• AIM
Determine the count of lines holding the string "this". Return only the number.

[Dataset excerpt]
+-------+

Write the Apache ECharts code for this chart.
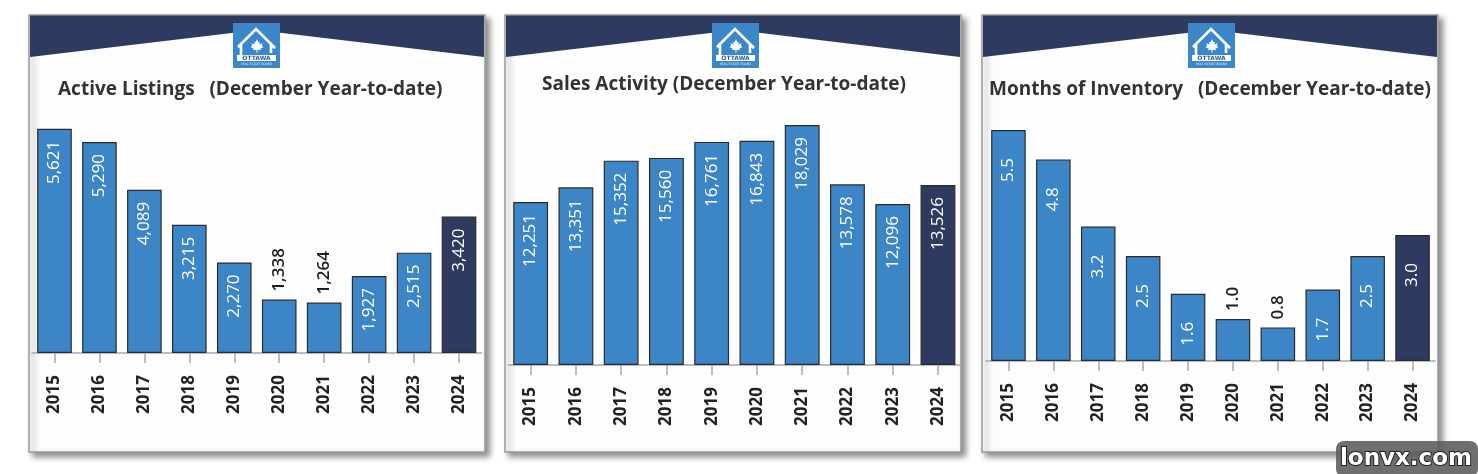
<!DOCTYPE html>
<html>
<head>
<meta charset="utf-8">
<script src="https://cdn.jsdelivr.net/npm/echarts@6/dist/echarts.min.js"></script>
<style>
html,body{margin:0;padding:0;background:#ffffff;}
#c{width:1478px;height:474px;}
</style>
</head>
<body>
<div id="c"></div>
<script>
// ---- data ----
const years = ['2015','2016','2017','2018','2019','2020','2021','2022','2023','2024'];
const activeListings = [5621,5290,4089,3215,2270,1338,1264,1927,2515,3420];
const salesActivity = [12251,13351,15352,15560,16761,16843,18029,13578,12096,13526];
const monthsInventory = [5.5,4.8,3.2,2.5,1.6,1.0,0.8,1.7,2.5,3.0];
const titleTexts = [
  'Active Listings   (December Year-to-date)',
  'Sales Activity (December Year-to-date)',
  'Months of Inventory   (December Year-to-date)'
];
const yMax = [6000, 20000, 6];

// ---- styling / layout ----
const BLUE = '#3c86c7';
const NAVY = '#2f3a60';
const panels = [
  {x0:29,  x1:485,  logoX:233,  titleX:58,   titleY:90, grid:{left:32, width:449.5, top:113.6, height:239.4}, labelDist:12},
  {x0:505, x1:961,  logoX:712,  titleX:542,  titleY:85, grid:{left:508, width:452.6, top:98.8, height:266.2}, labelDist:12},
  {x0:982, x1:1438, logoX:1188, titleX:989,  titleY:90, grid:{left:986, width:449, top:109, height:252}, labelDist:28}
];
const seriesData = [activeListings, salesActivity, monthsInventory];
const fmt = [
  v => v.toLocaleString('en-US'),
  v => v.toLocaleString('en-US'),
  v => v.toFixed(1)
];

function leafPath(cx, cy, s) {
  const pts = [[0,-7],[1.5,-4],[3,-4.5],[2.5,-1.5],[6,-3],[5,0],[7,1],[3.5,3],[4,4.5],[0.5,4],[0.5,7],[-0.5,7],[-0.5,4],[-4,4.5],[-3.5,3],[-7,1],[-5,0],[-6,-3],[-2.5,-1.5],[-3,-4.5],[-1.5,-4]];
  return pts.map(p => [cx + p[0]*s, cy + p[1]*s]);
}

const graphics = [];
panels.forEach((p, i) => {
  graphics.push({type:'rect', z:-10, shape:{x:p.x0, y:15, width:p.x1-p.x0, height:437},
    style:{fill:'#fdfdfd', stroke:'#9a9a9a', lineWidth:1.5, shadowBlur:6, shadowOffsetX:4, shadowOffsetY:4, shadowColor:'rgba(0,0,0,0.45)'}});
  const cx = p.logoX + 24;
  graphics.push({type:'polygon', z:-9, shape:{points:[[p.x0+1,15.5],[p.x1-1,15.5],[p.x1-1,57],[cx,30],[p.x0+1,57]]},
    style:{fill:NAVY}});
  const lx = p.logoX, ly = 23;
  graphics.push({type:'rect', z:-8, shape:{x:lx, y:ly, width:47, height:45}, style:{fill:'#3b87c9'}});
  graphics.push({type:'polyline', z:-7, shape:{points:[[lx+8,ly+37],[lx+8,ly+22],[lx+5,ly+24],[lx+23,ly+6],[lx+42,ly+25],[lx+38,ly+22],[lx+38,ly+30]]},
    style:{stroke:'#ffffff', lineWidth:2.6, fill:null}});
  graphics.push({type:'polygon', z:-7, shape:{points:leafPath(lx+24, ly+23, 0.95)}, style:{fill:'#ffffff'}});
  graphics.push({type:'rect', z:-7, shape:{x:lx+4, y:ly+32, width:39, height:6}, style:{fill:'#ffffff'}});
  graphics.push({type:'text', z:-6, style:{x:lx+23.5, y:ly+35, text:'OTTAWA', fill:'#2f5f9a', font:'bold 6px "DejaVu Sans"', textAlign:'center', textVerticalAlign:'middle'}});
  graphics.push({type:'text', z:-6, style:{x:lx+23.5, y:ly+41, text:'REAL ESTATE BOARD', fill:'#dfeaf6', font:'3px "DejaVu Sans"', textAlign:'center', textVerticalAlign:'middle'}});
  graphics.push({type:'text', z:-5, style:{x:p.titleX, y:p.titleY, text:titleTexts[i], fill:'#333333',
    font:'bold 19px "Open Sans"', textAlign:'left', textVerticalAlign:'middle'}});
});
graphics.push({type:'rect', z:50, shape:{x:1336, y:441, width:142, height:36, r:8}, style:{fill:'rgba(95,95,95,0.9)'}});
graphics.push({type:'text', z:51, style:{x:1406, y:459, text:'lonvx.com', fill:'#ffffff', stroke:'#222', lineWidth:2,
  font:'bold 23px "DejaVu Sans"', textAlign:'center', textVerticalAlign:'middle'}});

const grids = panels.map(p => Object.assign({containLabel:false}, p.grid));
const xAxes = panels.map((p, i) => ({
  type:'category', gridIndex:i, data:years, boundaryGap:true,
  axisLine:{lineStyle:{color:'#a8a8a8', width:1.5}},
  axisTick:{show:true, alignWithLabel:true, length:10, lineStyle:{color:'#a8a8a8', width:1.5}},
  axisLabel:{rotate:90, margin:22, color:'#222222', fontSize:17, fontWeight:'bold', fontFamily:'"Open Sans"', interval:0}
}));
const yAxes = panels.map((p, i) => ({type:'value', gridIndex:i, min:0, max:yMax[i], show:false, splitLine:{show:false}}));

const series = seriesData.map((vals, i) => ({
  type:'bar', xAxisIndex:i, yAxisIndex:i, barWidth:'77%',
  data: vals.map((v, j) => {
    const outside = v / yMax[i] < 0.25;
    return {
      value: v,
      itemStyle:{color: j === vals.length - 1 ? NAVY : BLUE, borderColor:'#2b2b2b', borderWidth:1.2},
      label: outside
        ? {show:true, position:'top', rotate:90, align:'left', verticalAlign:'middle', distance:8, color:'#1e1e1e', fontWeight:600}
        : {show:true, position:'insideTop', rotate:90, align:'right', verticalAlign:'middle', distance:panels[i].labelDist, color:'#ffffff'}
    };
  }),
  label:{show:true, fontSize:17, fontWeight:500, fontFamily:'"Open Sans"', formatter: prm => fmt[i](prm.value)}
}));

const chart = echarts.init(document.getElementById('c'), null, {renderer:'canvas'});
chart.setOption({
  animation:false,
  backgroundColor:'#ffffff',
  graphic: graphics,
  grid: grids,
  xAxis: xAxes,
  yAxis: yAxes,
  series: series
});
</script>
</body>
</html>
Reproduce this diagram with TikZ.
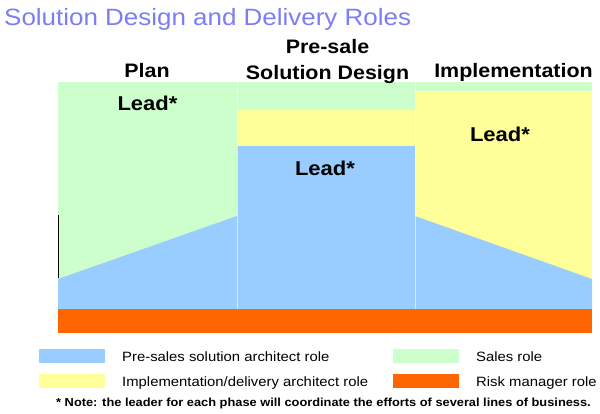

+-------+

• ANSWER IN FULL
2